I Am Celine Dion, una storia, due linee
Diretto da Irene Taylor Brodsky, I Am Celine Dion è stato annunciato nel 2021, un anno prima che la cantante annunciasse pubblicamente la diagnosi che le era stata fatta, quella della Sindrome della Persona Rigida. Un rarissimo disturbo neurologico che causa spasmi muscolari e che le impedisce di poter reggere la pressione e lo stress a cui un’artista di calibro internazionale come lei, per quanto abituata, viene sottoposta.
Il documentario vive in bilico tra due linee narrative: la prima, più classica per il genere biografico, ripercorre la vita e la carriera di Celine Dion, facendo affidamento a immagini di repertorio, scatti di vita privata e immagini inedite della cantante nella sua abitazione.
Seguendo la più tradizionale delle narrazioni documentaristiche, Dion si racconta o, meglio, racconta ciò che ritiene più giusto gli spettatori sappiano su di lei e su come abbia fatto a diventare la Celin Dion che tutti conosciamo.

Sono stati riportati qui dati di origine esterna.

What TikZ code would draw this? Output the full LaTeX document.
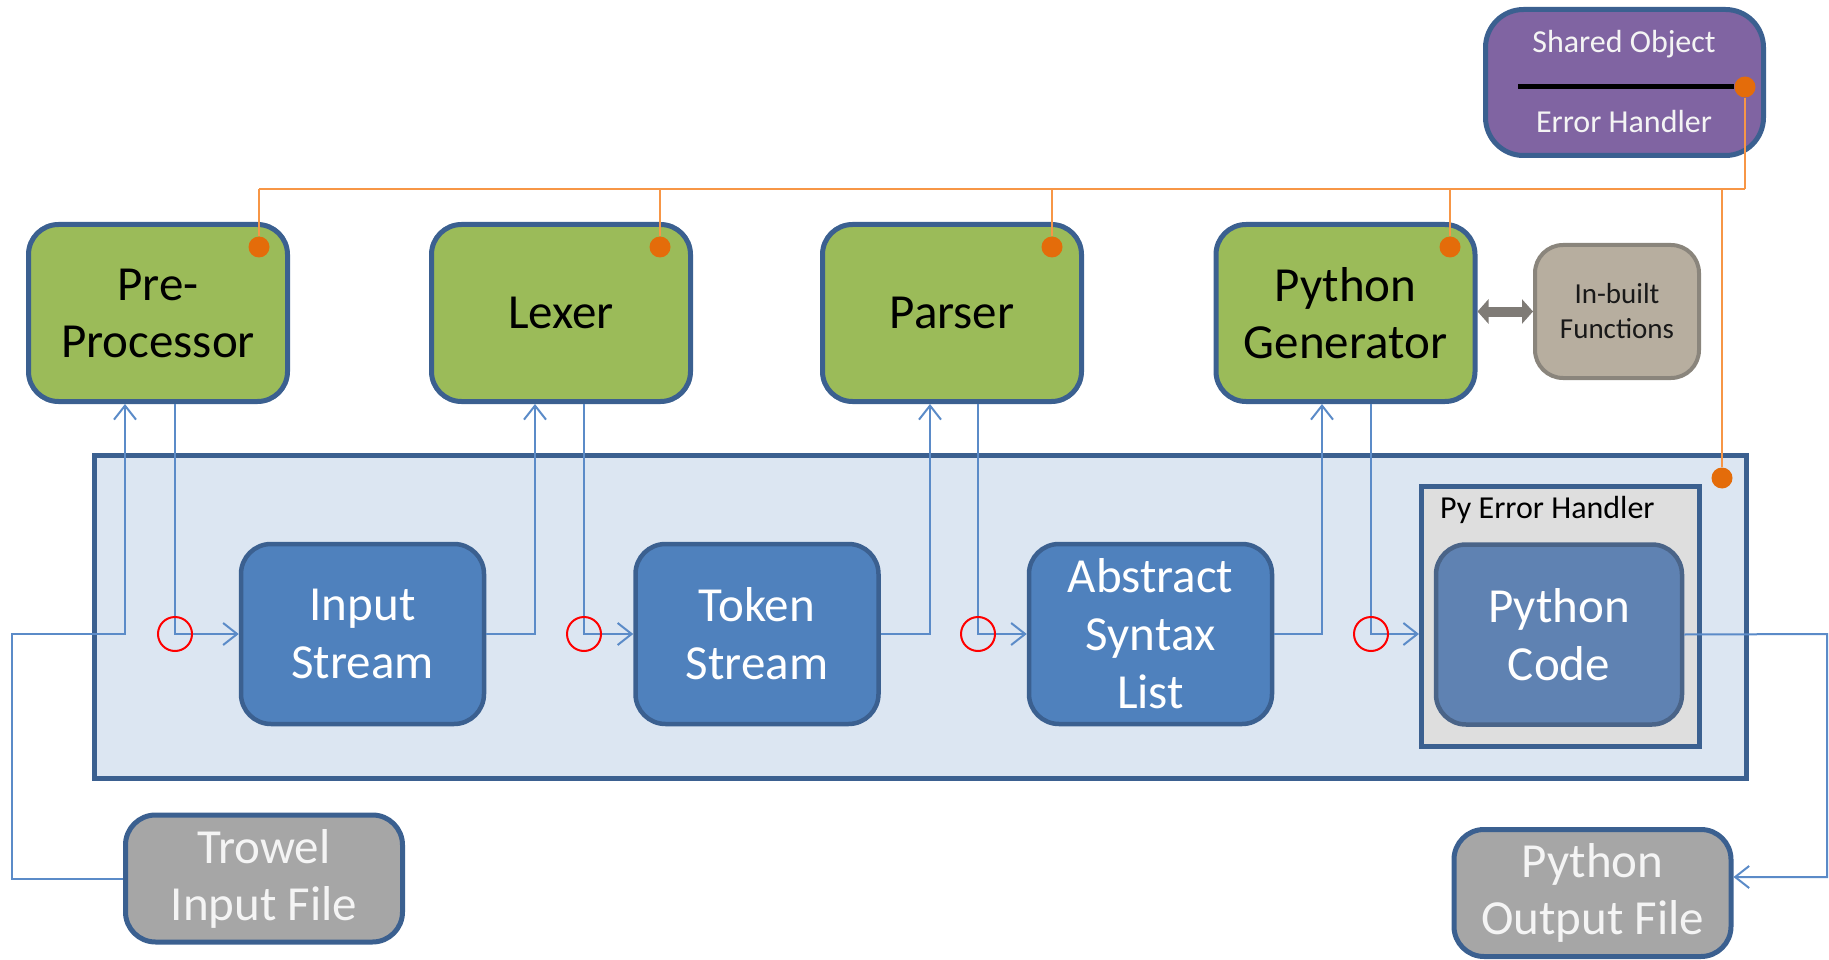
\documentclass[tikz,border=0pt]{standalone}
\usepackage{fontspec}
\setmainfont{Carlito}
\usetikzlibrary{arrows.meta}
\definecolor{grn}{HTML}{9BBB59}
\definecolor{blu}{HTML}{4F81BD}
\definecolor{bdr}{HTML}{3B6090}
\definecolor{mainfill}{HTML}{DCE6F2}
\definecolor{codefill}{HTML}{5F82B2}
\definecolor{codebdr}{HTML}{4A6488}
\definecolor{errfill}{HTML}{DEDEDE}
\definecolor{purp}{HTML}{8064A2}
\definecolor{gryfill}{HTML}{A6A6A6}
\definecolor{inbfill}{HTML}{B7AE9F}
\definecolor{inbbdr}{HTML}{8A857C}
\definecolor{dotor}{HTML}{E46C0A}
\definecolor{lineor}{HTML}{F79646}
\definecolor{cblue}{HTML}{5B8BC8}
\definecolor{dblgray}{HTML}{7F7B76}
\definecolor{txtw}{HTML}{F4F4F4}
\tikzset{
  box/.style={draw=bdr, line width=5pt, rounded corners=30pt, align=center, inner sep=0pt},
  greenbox/.style={box, fill=grn, minimum width=259pt, minimum height=177pt,
    font=\fontsize{49}{57}\selectfont, text=black},
  bluebox/.style={box, line width=4.5pt, fill=blu, minimum width=243pt, minimum height=180pt,
    font=\fontsize{49}{58}\selectfont, text=white},
  graybox/.style={box, fill=gryfill, minimum width=277pt, minimum height=127pt,
    font=\fontsize{49}{57}\selectfont, text=txtw},
  flow/.style={draw=cblue, line width=2pt},
  arr/.style={-{Straight Barb[length=14pt,width=22pt]}},
  redc/.style={circle, draw=red, line width=2pt, minimum size=34pt, inner sep=0pt},
  oline/.style={draw=lineor, line width=2.2pt},
  odot/.style={circle, fill=dotor, minimum size=21pt, inner sep=0pt},
  dbl/.style={draw=dblgray, line width=10pt, {Triangle[width=24pt,length=11pt]}-{Triangle[width=24pt,length=11pt]}},
}
\begin{document}
\begin{tikzpicture}[x=1pt,y=-1pt]
\useasboundingbox (0,0) rectangle (1829,960);

% containers
\node[draw=bdr, fill=mainfill, line width=5pt, minimum width=1652pt, minimum height=323pt, inner sep=0pt] (main) at (920.5,617) {};
\node[draw=bdr, fill=errfill, line width=5pt, minimum width=278pt, minimum height=260pt, inner sep=0pt] (err) at (1560.5,616.5) {};
\node[anchor=west, font=\fontsize{32}{38}\selectfont, text=black, inner sep=0pt] (errlbl) at (1440,510) {Py Error Handler};

% blue boxes
\node[bluebox] (in)  at (362.5,634) {Input\\Stream};
\node[bluebox] (tok) at (757,634) {Token\\Stream};
\node[bluebox] (ast) at (1150.5,634) {Abstract\\Syntax\\List};
\node[bluebox, fill=codefill, draw=codebdr, minimum width=246pt] (code) at (1559,634.5) {Python\\Code};

% green boxes
\node[greenbox] (pre) at (158,313) {Pre-\\Processor};
\node[greenbox] (lex) at (561,313) {Lexer};
\node[greenbox] (par) at (952,313) {Parser};
\node[greenbox] (gen) at (1345.5,313) {Python\\Generator};

% in-built functions
\node[box, draw=inbbdr, line width=4pt, fill=inbfill, rounded corners=28pt, minimum width=164pt, minimum height=133pt,
  font=\fontsize{29}{35}\selectfont, text=black!90] (inb) at (1617,311.5) {In-built\\Functions};

% shared object
\node[box, fill=purp, rounded corners=38pt, minimum width=278pt, minimum height=146pt] (so) at (1624.5,82.5) {};
\node[font=\fontsize{32}{38}\selectfont, text=txtw, inner sep=0pt] (solbl) at (1624,44) {Shared Object};
\node[font=\fontsize{32}{38}\selectfont, text=txtw, inner sep=0pt] (ehlbl) at (1624,122) {Error Handler};

% files
\node[graybox] (trow) at (264,878.5) {Trowel\\Input File};
\node[graybox] (out) at (1592.5,893) {Python\\Output File};

% flow coordinates
\coordinate (lc) at (12,634);
\coordinate (pu) at (125,634);
\coordinate (pd) at (175,634);
\coordinate (lu) at (535,634);
\coordinate (ld) at (584,634);
\coordinate (au) at (930,634);
\coordinate (ad) at (978,634);
\coordinate (gu) at (1322,634);
\coordinate (gd) at (1371,634);
\coordinate (rc) at (1827,634);
\coordinate (rb) at (1827,877);

% flow connectors
\draw[flow,arr] (trow.west) -| (lc) -- (pu) -- (pu |- pre.south);
\draw[flow,arr] (pd |- pre.south) -- (pd) -- (in.west);
\draw[flow,arr] (in.east) -- (lu) -- (lu |- lex.south);
\draw[flow,arr] (ld |- lex.south) -- (ld) -- (tok.west);
\draw[flow,arr] (tok.east) -- (au) -- (au |- par.south);
\draw[flow,arr] (ad |- par.south) -- (ad) -- (ast.west);
\draw[flow,arr] (ast.east) -- (gu) -- (gu |- gen.south);
\draw[flow,arr] (gd |- gen.south) -- (gd) -- (gd -| err.west);
\draw[flow,arr] (code.east) -- (rc) -- (rb) -- (rb -| out.east);

% red circles
\node[redc] (r1) at (pd) {};
\node[redc] (r2) at (ld) {};
\node[redc] (r3) at (ad) {};
\node[redc] (r4) at (gd) {};

% double arrow
\draw[dbl] (gen.east |- inb.west) -- (inb.west);

% orange bus
\coordinate (bus) at (0,189);
\node[odot] (dpre) at (259,247) {};
\node[odot] (dlex) at (660,247) {};
\node[odot] (dpar) at (1052,247) {};
\node[odot] (dgen) at (1450,247) {};
\node[odot] (dso) at (1745,87) {};
\node[odot] (dmain) at (1722,478) {};
\coordinate (bl) at (1518,87);
\draw[line width=5pt, black] (bl) -- (dso.west);
\draw[oline] (dpre |- bus) -- (dso |- bus);
\draw[oline] (dpre.north) -- (dpre |- bus);
\draw[oline] (dlex.north) -- (dlex |- bus);
\draw[oline] (dpar.north) -- (dpar |- bus);
\draw[oline] (dgen.north) -- (dgen |- bus);
\draw[oline] (dso.south) -- (dso |- bus);
\draw[oline] (dmain.north) -- (dmain |- bus);
\end{tikzpicture}
\end{document}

I successi internazionali, le hit cantante dal pubblico (poco lo spazio riservato a “My heart will go on”), i ricordi d’infanzia. Tutto ruota intorno a chi era e chi è Celine Dion, senza la pruriginosa volontà di entrare nei dettagli più privati e, nel caso dello scomparso marito René Angélil, di affidarsi esclusivamente alla commozione.

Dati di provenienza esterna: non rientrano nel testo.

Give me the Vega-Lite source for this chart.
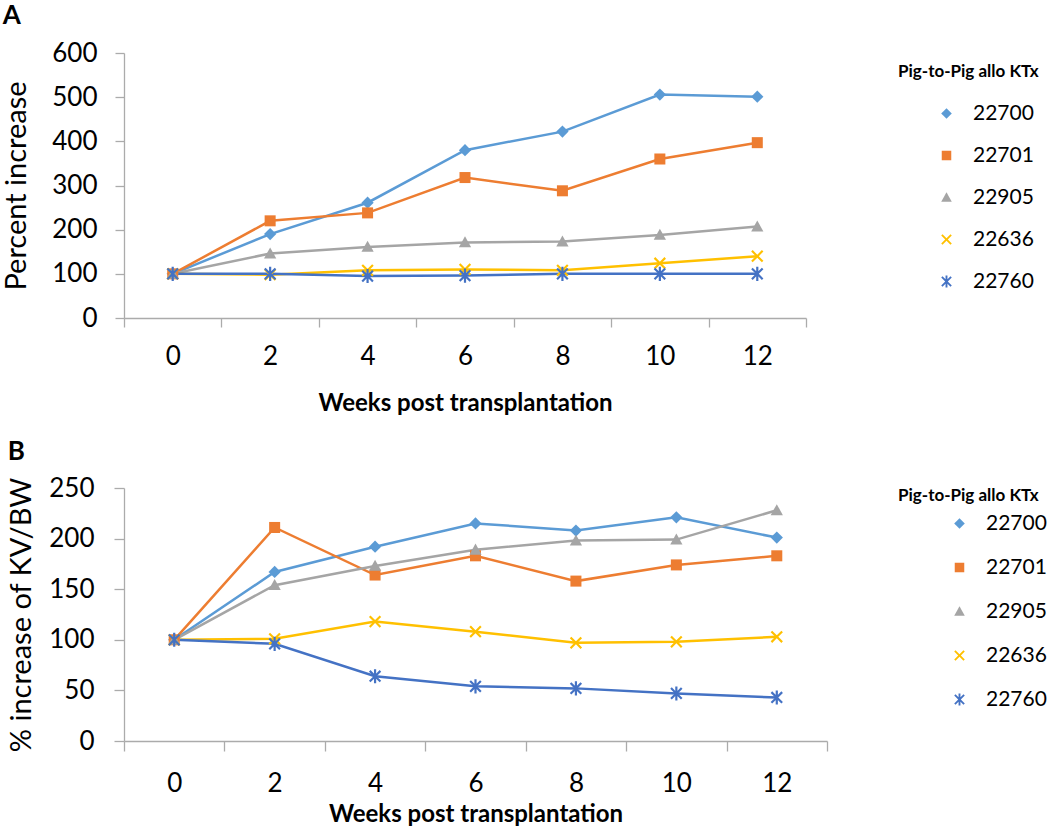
{
  "$schema": "https://vega.github.io/schema/vega-lite/v6.json",
  "padding": {"left": 2, "top": 3, "right": 0, "bottom": 0},
  "background": "white",
  "config": {
    "font": "Lato",
    "view": {"stroke": null},
    "axis": {"domainColor": "#ABABAB", "tickColor": "#ABABAB", "domainWidth": 1.3, "tickWidth": 1.3, "grid": false, "labelColor": "#000000", "titleColor": "#000000"},
    "legend": {"labelColor": "#000000", "titleColor": "#000000"},
    "title": {"color": "#000000"}
  },
  "datasets": {
    "a": [
      {"week": 0, "id": "22700", "value": 100}, {"week": 2, "id": "22700", "value": 190}, {"week": 4, "id": "22700", "value": 261}, {"week": 6, "id": "22700", "value": 380}, {"week": 8, "id": "22700", "value": 422}, {"week": 10, "id": "22700", "value": 506}, {"week": 12, "id": "22700", "value": 501},
      {"week": 0, "id": "22701", "value": 100}, {"week": 2, "id": "22701", "value": 220}, {"week": 4, "id": "22701", "value": 238}, {"week": 6, "id": "22701", "value": 318}, {"week": 8, "id": "22701", "value": 288}, {"week": 10, "id": "22701", "value": 360}, {"week": 12, "id": "22701", "value": 397},
      {"week": 0, "id": "22905", "value": 100}, {"week": 2, "id": "22905", "value": 146}, {"week": 4, "id": "22905", "value": 161}, {"week": 6, "id": "22905", "value": 171}, {"week": 8, "id": "22905", "value": 173}, {"week": 10, "id": "22905", "value": 188}, {"week": 12, "id": "22905", "value": 207},
      {"week": 0, "id": "22636", "value": 100}, {"week": 2, "id": "22636", "value": 98}, {"week": 4, "id": "22636", "value": 108}, {"week": 6, "id": "22636", "value": 110}, {"week": 8, "id": "22636", "value": 108}, {"week": 10, "id": "22636", "value": 124}, {"week": 12, "id": "22636", "value": 140},
      {"week": 0, "id": "22760", "value": 100}, {"week": 2, "id": "22760", "value": 100}, {"week": 4, "id": "22760", "value": 95}, {"week": 6, "id": "22760", "value": 96}, {"week": 8, "id": "22760", "value": 100}, {"week": 10, "id": "22760", "value": 100}, {"week": 12, "id": "22760", "value": 100}
    ],
    "b": [
      {"week": 0, "id": "22700", "value": 100}, {"week": 2, "id": "22700", "value": 167}, {"week": 4, "id": "22700", "value": 192}, {"week": 6, "id": "22700", "value": 215}, {"week": 8, "id": "22700", "value": 208}, {"week": 10, "id": "22700", "value": 221}, {"week": 12, "id": "22700", "value": 201},
      {"week": 0, "id": "22701", "value": 100}, {"week": 2, "id": "22701", "value": 211}, {"week": 4, "id": "22701", "value": 164}, {"week": 6, "id": "22701", "value": 183}, {"week": 8, "id": "22701", "value": 158}, {"week": 10, "id": "22701", "value": 174}, {"week": 12, "id": "22701", "value": 183},
      {"week": 0, "id": "22905", "value": 100}, {"week": 2, "id": "22905", "value": 154}, {"week": 4, "id": "22905", "value": 173}, {"week": 6, "id": "22905", "value": 189}, {"week": 8, "id": "22905", "value": 198}, {"week": 10, "id": "22905", "value": 199}, {"week": 12, "id": "22905", "value": 228},
      {"week": 0, "id": "22636", "value": 100}, {"week": 2, "id": "22636", "value": 101}, {"week": 4, "id": "22636", "value": 118}, {"week": 6, "id": "22636", "value": 108}, {"week": 8, "id": "22636", "value": 97}, {"week": 10, "id": "22636", "value": 98}, {"week": 12, "id": "22636", "value": 103},
      {"week": 0, "id": "22760", "value": 100}, {"week": 2, "id": "22760", "value": 96}, {"week": 4, "id": "22760", "value": 64}, {"week": 6, "id": "22760", "value": 54}, {"week": 8, "id": "22760", "value": 52}, {"week": 10, "id": "22760", "value": 47}, {"week": 12, "id": "22760", "value": 43}
    ]
  },
  "spacing": 24,
  "vconcat": [
    {
      "width": 682,
      "height": 265,
      "title": {"text": "A", "anchor": "start", "frame": "bounds", "fontSize": 26, "fontWeight": "bold", "offset": 11},
      "data": {"name": "a"},
      "encoding": {
        "x": {"field": "week", "type": "ordinal", "scale": {"type": "band", "paddingInner": 0, "paddingOuter": 0},
          "axis": {"title": "Weeks post transplantation", "titleFontSize": 24, "titleFontWeight": "bold", "labelFontSize": 26, "labelAngle": 0, "labelPadding": 16, "tickSize": 9, "tickBand": "extent", "titlePadding": 22}},
        "y": {"field": "value", "type": "quantitative", "scale": {"domain": [0, 600]},
          "axis": {"title": "Percent increase", "titleFontSize": 29, "titleFontWeight": "normal", "labelFontSize": 26, "labelPadding": 18, "tickSize": 9, "values": [0, 100, 200, 300, 400, 500, 600], "titlePadding": 20}}
      },
      "layer": [
        {"mark": {"type": "line", "strokeWidth": 2.5},
         "encoding": {"stroke": {"field": "id", "type": "nominal", "scale": {"domain": ["22760", "22636", "22905", "22701", "22700"], "range": ["#4472C4", "#FFC000", "#A5A5A5", "#ED7D31", "#5B9BD5"]}, "legend": null}}},
        {
          "mark": {"type": "point", "filled": true, "opacity": 1, "size": 150},
          "encoding": {
            "color": {"field": "id", "type": "nominal", "scale": {"domain": ["22700", "22701", "22905", "22636", "22760"], "range": ["#5B9BD5", "#ED7D31", "#A5A5A5", "#FFC000", "#4472C4"]},
              "legend": {"title": "Pig-to-Pig allo KTx", "orient": "right", "offset": 81, "padding": 11, "titleFontSize": 17, "titleFontWeight": "bold", "titlePadding": 22, "labelFontSize": 21, "rowPadding": 20, "symbolOffset": 38, "labelOffset": 16, "symbolSize": 112}},
            "shape": {"field": "id", "type": "nominal", "scale": {"domain": ["22700", "22701", "22905", "22636", "22760"], "range": ["M-1,0L0,-1L1,0L0,1Z", "M-0.9,-0.9L0.9,-0.9L0.9,0.9L-0.9,0.9Z", "M-1,0.8L0,-1L1,0.8Z", "M0,-0.25L0.75,-1L1,-0.75L0.25,0L1,0.75L0.75,1L0,0.25L-0.75,1L-1,0.75L-0.25,0L-1,-0.75L-0.75,-1Z", "M0,-0.25L0.75,-1L1,-0.75L0.25,0L1,0.75L0.75,1L0,0.25L-0.75,1L-1,0.75L-0.25,0L-1,-0.75L-0.75,-1ZM-0.18,-1.15L0.18,-1.15L0.18,1.15L-0.18,1.15Z"]}}
          }
        }
      ]
    },
    {
      "width": 703,
      "height": 253,
      "title": {"text": "B", "anchor": "start", "frame": "bounds", "fontSize": 26, "fontWeight": "bold", "offset": 10},
      "data": {"name": "b"},
      "encoding": {
        "x": {"field": "week", "type": "ordinal", "scale": {"type": "band", "paddingInner": 0, "paddingOuter": 0},
          "axis": {"title": "Weeks post transplantation", "titleFontSize": 24, "titleFontWeight": "bold", "labelFontSize": 26, "labelAngle": 0, "labelPadding": 19, "tickSize": 10, "tickBand": "extent", "titlePadding": 6}},
        "y": {"field": "value", "type": "quantitative", "scale": {"domain": [0, 250]},
          "axis": {"title": "% increase of KV/BW", "titleFontSize": 29, "titleFontWeight": "normal", "labelFontSize": 26, "labelPadding": 20, "tickSize": 10, "values": [0, 50, 100, 150, 200, 250], "titlePadding": 12}}
      },
      "layer": [
        {"mark": {"type": "line", "strokeWidth": 2.5},
         "encoding": {"stroke": {"field": "id", "type": "nominal", "scale": {"domain": ["22760", "22636", "22905", "22701", "22700"], "range": ["#4472C4", "#FFC000", "#A5A5A5", "#ED7D31", "#5B9BD5"]}, "legend": null}}},
        {
          "mark": {"type": "point", "filled": true, "opacity": 1, "size": 150},
          "encoding": {
            "color": {"field": "id", "type": "nominal", "scale": {"domain": ["22700", "22701", "22905", "22636", "22760"], "range": ["#5B9BD5", "#ED7D31", "#A5A5A5", "#FFC000", "#4472C4"]},
              "legend": {"title": "Pig-to-Pig allo KTx", "orient": "right", "offset": 71, "padding": 0, "titleFontSize": 17, "titleFontWeight": "bold", "titlePadding": 8, "labelFontSize": 21, "rowPadding": 22, "symbolOffset": 51, "labelOffset": 16, "symbolSize": 112}},
            "shape": {"field": "id", "type": "nominal", "scale": {"domain": ["22700", "22701", "22905", "22636", "22760"], "range": ["M-1,0L0,-1L1,0L0,1Z", "M-0.9,-0.9L0.9,-0.9L0.9,0.9L-0.9,0.9Z", "M-1,0.8L0,-1L1,0.8Z", "M0,-0.25L0.75,-1L1,-0.75L0.25,0L1,0.75L0.75,1L0,0.25L-0.75,1L-1,0.75L-0.25,0L-1,-0.75L-0.75,-1Z", "M0,-0.25L0.75,-1L1,-0.75L0.25,0L1,0.75L0.75,1L0,0.25L-0.75,1L-1,0.75L-0.25,0L-1,-0.75L-0.75,-1ZM-0.18,-1.15L0.18,-1.15L0.18,1.15L-0.18,1.15Z"]}}
          }
        }
      ]
    }
  ],
  "resolve": {
    "scale": {"x": "independent", "y": "independent", "color": "independent", "shape": "independent", "stroke": "independent"},
    "legend": {"color": "independent", "shape": "independent", "stroke": "independent"}
  }
}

Poi c’è l’altra linea narrativa, quella che esplora le condizioni di salute della cantante: come detto da lei stessa, una delle ragioni di questo documentario sta nell’aumentare la consapevolezza dell’opinione pubblica nei confronti della sindrome da cui è affetta. Un modo per tenere alta l’attenzione su una malattia rarissima (e sulla cui cura la ricerca insiste meno rispetto ad altre condizioni più diffuse), per dare ai fan quelle risposte che cercavano da tempo e per svelarsi, finalmente, senza filtri.

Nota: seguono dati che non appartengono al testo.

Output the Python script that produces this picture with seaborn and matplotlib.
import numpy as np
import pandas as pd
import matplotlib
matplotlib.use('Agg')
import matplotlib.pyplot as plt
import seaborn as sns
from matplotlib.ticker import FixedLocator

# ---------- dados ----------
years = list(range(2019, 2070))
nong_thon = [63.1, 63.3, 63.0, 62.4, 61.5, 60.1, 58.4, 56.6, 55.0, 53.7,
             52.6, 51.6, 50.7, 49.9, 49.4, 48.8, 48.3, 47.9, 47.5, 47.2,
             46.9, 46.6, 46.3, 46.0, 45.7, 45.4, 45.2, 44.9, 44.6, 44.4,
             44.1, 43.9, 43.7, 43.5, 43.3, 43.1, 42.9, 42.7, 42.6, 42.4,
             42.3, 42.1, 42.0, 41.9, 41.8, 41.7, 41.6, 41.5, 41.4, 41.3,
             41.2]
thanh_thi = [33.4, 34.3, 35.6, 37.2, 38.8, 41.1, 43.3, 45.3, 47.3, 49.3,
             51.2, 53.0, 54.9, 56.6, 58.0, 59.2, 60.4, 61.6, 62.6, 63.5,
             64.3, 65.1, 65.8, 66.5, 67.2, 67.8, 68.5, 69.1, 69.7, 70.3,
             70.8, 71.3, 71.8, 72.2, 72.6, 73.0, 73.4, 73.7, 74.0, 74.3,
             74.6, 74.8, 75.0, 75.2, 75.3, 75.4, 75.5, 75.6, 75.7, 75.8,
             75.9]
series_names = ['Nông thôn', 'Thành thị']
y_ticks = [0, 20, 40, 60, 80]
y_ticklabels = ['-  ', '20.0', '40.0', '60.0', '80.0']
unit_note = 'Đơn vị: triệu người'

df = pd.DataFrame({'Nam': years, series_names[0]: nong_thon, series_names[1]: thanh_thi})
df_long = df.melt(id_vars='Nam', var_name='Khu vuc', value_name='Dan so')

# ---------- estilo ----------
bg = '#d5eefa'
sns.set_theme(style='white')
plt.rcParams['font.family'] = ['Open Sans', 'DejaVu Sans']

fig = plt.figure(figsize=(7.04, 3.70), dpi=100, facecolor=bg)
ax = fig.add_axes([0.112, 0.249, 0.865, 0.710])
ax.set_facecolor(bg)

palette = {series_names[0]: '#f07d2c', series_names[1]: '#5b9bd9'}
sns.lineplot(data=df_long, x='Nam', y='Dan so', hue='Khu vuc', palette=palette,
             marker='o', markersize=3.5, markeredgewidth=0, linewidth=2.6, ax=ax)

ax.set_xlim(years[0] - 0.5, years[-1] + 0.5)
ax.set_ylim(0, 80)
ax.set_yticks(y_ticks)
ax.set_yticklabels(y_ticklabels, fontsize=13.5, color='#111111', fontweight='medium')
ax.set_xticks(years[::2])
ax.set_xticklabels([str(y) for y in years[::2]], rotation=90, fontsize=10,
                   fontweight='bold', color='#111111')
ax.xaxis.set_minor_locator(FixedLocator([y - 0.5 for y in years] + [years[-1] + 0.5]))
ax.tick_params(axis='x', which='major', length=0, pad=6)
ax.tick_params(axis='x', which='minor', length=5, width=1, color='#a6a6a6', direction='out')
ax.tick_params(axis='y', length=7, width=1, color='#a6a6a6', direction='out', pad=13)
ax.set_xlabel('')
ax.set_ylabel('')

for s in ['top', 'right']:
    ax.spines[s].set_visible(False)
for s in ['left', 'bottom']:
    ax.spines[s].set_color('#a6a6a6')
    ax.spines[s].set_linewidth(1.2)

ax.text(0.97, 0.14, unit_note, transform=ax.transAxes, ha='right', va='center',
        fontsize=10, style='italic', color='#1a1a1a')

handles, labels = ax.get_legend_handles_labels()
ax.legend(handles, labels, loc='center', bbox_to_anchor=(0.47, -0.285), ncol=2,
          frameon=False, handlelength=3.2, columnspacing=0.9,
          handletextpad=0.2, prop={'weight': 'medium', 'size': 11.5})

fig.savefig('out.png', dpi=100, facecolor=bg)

Una storia di consapevolezza
La Celine Dion che ha cantato dalla Torre Eiffel sembra lontana anni luce dalla donna costretta a stare immobile, travolta dagli spasmi, su un lettino dopo aver riprovato l’emozione di incidere un brano. Eppure, sono la stessa persona. Non a caso abbiamo usato, poco fa, il termine “consapevolezza”: I Am Celine Dion è una storia di consapevolezze. Quelle nei confronti di un talento innato, di quello che si vuole nella propria vita e delle proprie ambizioni future.
Celine Dion, sia da artista internazionale che da donna affetta da una rara sindrome, è una persona consapevole di sè stessa: un dettaglio non da poco, non attribuibile a tutti, che sa fare la differenza. I minuti finali del documentario, sulle note di “Who I Am” di Wyn Starks cantate da Dion poco dopo uno degli attacchi di cui soffre, restituiscono la drammaticità della sua storia, ma anche la certezza che non è ancora giunto il momento di scrivere la parola “fine”.
Rivedere la sua performance de “L’Hymne à l’amour” dopo aver visto questo documentario rende ancora più straordinario e struggente quel momento, che supera i confini del talento e assume i contorni della lezione di vita da cui tutti possiamo attingere per le piccole o grandi sfide.